I am relying on each one of you here today, particularly our U.S. Army Officers, not only to be guided by the Army Leader Development Strategy but to implement it. At its core, this strategy is about investing in our single most precious resource, our people. Our Soldiers, Sailors, Airmen, Marines, our dedicated civilian workforce, our allies and multinational partners have sacrificed much, especially during this last twelve years. The courage and commitment of our service members, civilians, and partners is a source of inspiration to me every day. We owe it to them to ensure they are well led and prepared for the future. Your leadership in critical positions across the joint force, within our government agencies, and between governments is essential to shaping a positive future.
I commend you all for your longstanding service to country and your willingness to take on higher levels of responsibility. I commend each of the graduates today for your hard work and dedication to education and self-development.

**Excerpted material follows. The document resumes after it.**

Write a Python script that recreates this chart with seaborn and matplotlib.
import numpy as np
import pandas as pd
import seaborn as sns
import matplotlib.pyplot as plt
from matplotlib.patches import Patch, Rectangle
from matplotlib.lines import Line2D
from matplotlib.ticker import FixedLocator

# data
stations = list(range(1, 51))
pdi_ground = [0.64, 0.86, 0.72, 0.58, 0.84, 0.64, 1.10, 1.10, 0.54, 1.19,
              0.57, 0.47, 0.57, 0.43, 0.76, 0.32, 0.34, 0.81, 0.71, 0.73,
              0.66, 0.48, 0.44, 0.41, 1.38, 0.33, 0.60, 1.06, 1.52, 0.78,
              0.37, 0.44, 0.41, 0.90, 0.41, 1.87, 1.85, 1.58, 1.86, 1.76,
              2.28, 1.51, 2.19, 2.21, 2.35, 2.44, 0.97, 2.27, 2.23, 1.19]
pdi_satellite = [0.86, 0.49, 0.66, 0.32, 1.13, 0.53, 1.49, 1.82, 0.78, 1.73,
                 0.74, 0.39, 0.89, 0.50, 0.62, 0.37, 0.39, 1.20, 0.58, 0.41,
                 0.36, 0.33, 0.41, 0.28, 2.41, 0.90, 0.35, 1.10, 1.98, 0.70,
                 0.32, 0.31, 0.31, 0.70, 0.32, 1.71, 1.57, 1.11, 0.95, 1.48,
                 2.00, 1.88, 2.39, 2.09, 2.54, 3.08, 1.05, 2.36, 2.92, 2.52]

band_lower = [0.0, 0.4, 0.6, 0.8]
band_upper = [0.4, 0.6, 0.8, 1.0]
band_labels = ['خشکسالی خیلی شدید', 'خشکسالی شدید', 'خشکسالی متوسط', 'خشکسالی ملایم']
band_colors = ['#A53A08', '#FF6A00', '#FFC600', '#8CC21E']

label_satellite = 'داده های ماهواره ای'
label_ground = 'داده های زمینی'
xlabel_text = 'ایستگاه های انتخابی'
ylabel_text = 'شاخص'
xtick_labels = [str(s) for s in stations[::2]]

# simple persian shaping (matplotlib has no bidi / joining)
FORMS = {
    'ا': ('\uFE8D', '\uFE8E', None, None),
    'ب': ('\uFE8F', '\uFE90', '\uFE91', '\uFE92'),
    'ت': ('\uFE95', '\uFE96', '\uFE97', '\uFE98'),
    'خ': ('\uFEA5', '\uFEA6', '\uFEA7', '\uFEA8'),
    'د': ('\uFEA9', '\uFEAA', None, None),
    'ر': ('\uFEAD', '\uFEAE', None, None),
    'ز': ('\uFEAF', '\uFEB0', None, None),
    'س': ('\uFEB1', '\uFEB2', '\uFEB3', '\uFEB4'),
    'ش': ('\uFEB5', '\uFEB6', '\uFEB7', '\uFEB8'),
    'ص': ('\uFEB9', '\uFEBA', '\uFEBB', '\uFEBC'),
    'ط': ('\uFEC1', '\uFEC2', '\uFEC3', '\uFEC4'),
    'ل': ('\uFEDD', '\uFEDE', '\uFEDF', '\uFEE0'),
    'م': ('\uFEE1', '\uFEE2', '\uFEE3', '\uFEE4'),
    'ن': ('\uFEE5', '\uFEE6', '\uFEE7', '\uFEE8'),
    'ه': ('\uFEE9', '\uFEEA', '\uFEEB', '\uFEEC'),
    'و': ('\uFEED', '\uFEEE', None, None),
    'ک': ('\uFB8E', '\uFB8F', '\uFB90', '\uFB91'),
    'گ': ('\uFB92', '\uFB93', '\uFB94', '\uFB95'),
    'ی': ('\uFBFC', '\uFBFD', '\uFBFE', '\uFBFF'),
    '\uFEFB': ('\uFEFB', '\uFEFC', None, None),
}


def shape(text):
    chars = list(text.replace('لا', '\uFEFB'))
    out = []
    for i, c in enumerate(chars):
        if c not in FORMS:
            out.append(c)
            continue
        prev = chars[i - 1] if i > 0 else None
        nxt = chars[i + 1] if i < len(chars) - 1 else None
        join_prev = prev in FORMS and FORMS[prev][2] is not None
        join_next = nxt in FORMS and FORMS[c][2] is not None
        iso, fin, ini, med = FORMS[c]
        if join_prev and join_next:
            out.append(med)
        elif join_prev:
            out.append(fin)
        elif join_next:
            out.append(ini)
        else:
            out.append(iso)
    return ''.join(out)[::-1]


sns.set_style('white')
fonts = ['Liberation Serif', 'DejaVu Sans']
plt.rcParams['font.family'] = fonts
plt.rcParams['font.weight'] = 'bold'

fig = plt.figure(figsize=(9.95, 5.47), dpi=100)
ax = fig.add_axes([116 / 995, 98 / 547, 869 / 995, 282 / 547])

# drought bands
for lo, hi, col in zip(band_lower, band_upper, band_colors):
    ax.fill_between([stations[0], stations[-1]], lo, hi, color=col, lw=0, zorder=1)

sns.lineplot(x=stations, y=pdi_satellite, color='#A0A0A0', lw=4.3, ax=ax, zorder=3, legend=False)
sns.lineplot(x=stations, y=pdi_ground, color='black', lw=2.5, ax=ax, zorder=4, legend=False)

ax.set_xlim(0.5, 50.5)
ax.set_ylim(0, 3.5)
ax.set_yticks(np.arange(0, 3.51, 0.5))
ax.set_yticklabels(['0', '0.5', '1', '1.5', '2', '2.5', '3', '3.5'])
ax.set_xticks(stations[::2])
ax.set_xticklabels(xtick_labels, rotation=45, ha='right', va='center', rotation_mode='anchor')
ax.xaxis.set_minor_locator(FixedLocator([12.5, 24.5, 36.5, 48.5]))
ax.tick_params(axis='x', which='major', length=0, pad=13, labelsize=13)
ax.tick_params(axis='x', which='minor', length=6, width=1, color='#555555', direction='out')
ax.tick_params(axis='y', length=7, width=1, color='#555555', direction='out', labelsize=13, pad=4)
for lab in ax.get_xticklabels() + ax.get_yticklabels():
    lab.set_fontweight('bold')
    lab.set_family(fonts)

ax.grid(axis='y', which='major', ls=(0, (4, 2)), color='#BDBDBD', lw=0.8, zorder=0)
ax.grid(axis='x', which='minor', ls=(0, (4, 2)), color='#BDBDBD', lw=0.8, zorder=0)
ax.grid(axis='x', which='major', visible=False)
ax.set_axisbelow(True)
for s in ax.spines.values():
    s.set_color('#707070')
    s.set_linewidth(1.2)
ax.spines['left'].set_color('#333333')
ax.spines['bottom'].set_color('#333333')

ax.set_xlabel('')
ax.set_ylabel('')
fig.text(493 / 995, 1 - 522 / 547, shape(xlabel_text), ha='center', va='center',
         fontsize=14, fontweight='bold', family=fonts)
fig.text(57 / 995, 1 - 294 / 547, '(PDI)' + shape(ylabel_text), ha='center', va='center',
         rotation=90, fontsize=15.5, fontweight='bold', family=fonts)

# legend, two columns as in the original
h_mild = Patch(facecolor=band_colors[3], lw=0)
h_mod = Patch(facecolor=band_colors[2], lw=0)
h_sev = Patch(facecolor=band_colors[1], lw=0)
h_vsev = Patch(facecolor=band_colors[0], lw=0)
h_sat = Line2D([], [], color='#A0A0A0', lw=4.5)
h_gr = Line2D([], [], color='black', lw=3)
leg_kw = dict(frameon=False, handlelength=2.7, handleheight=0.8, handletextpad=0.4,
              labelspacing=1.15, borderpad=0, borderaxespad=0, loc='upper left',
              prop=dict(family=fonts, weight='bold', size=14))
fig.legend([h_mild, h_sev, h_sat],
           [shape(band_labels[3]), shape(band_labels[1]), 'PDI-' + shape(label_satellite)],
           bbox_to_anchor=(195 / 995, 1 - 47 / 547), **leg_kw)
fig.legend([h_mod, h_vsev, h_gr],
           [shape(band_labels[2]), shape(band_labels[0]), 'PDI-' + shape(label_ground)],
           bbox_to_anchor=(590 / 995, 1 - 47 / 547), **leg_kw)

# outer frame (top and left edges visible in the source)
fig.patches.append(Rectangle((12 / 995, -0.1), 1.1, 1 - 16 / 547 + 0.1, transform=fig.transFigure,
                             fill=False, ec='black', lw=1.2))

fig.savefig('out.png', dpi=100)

I thank the incredible staff and faculty at the Army War College for your commitment to rigorous learning. Most importantly, I thank each of the family members who stand alongside their graduate today. Thank you for your moral support that enabled our graduates to complete this tremendous milestone in their career and continue their service to the Nation. We do not take your sacrifices for granted, and we could not have succeeded without you.
As we look to the future, I know there will be many challenges, but we start from a position of strength -- the strength of our soldiers and the leaders sitting in front of me today. Although there will be uncertainty, I know one thing for sure: in two years we will be the best Army in the world; in five years, we will be the best Army in the world; and in ten years, we will be the best Army in the world. That's because of you. Thank you all for your service to this noble endeavor and for allowing me to share this celebration today with you. I wish you all great success in all of your future pursuits. The strength of our Nation is our Army. The strength of our Army is our Soldiers. The strength of our Soldiers is our Families. This is what makes us Army Strong! May God Bless all of you. Thank you. Thank you very much.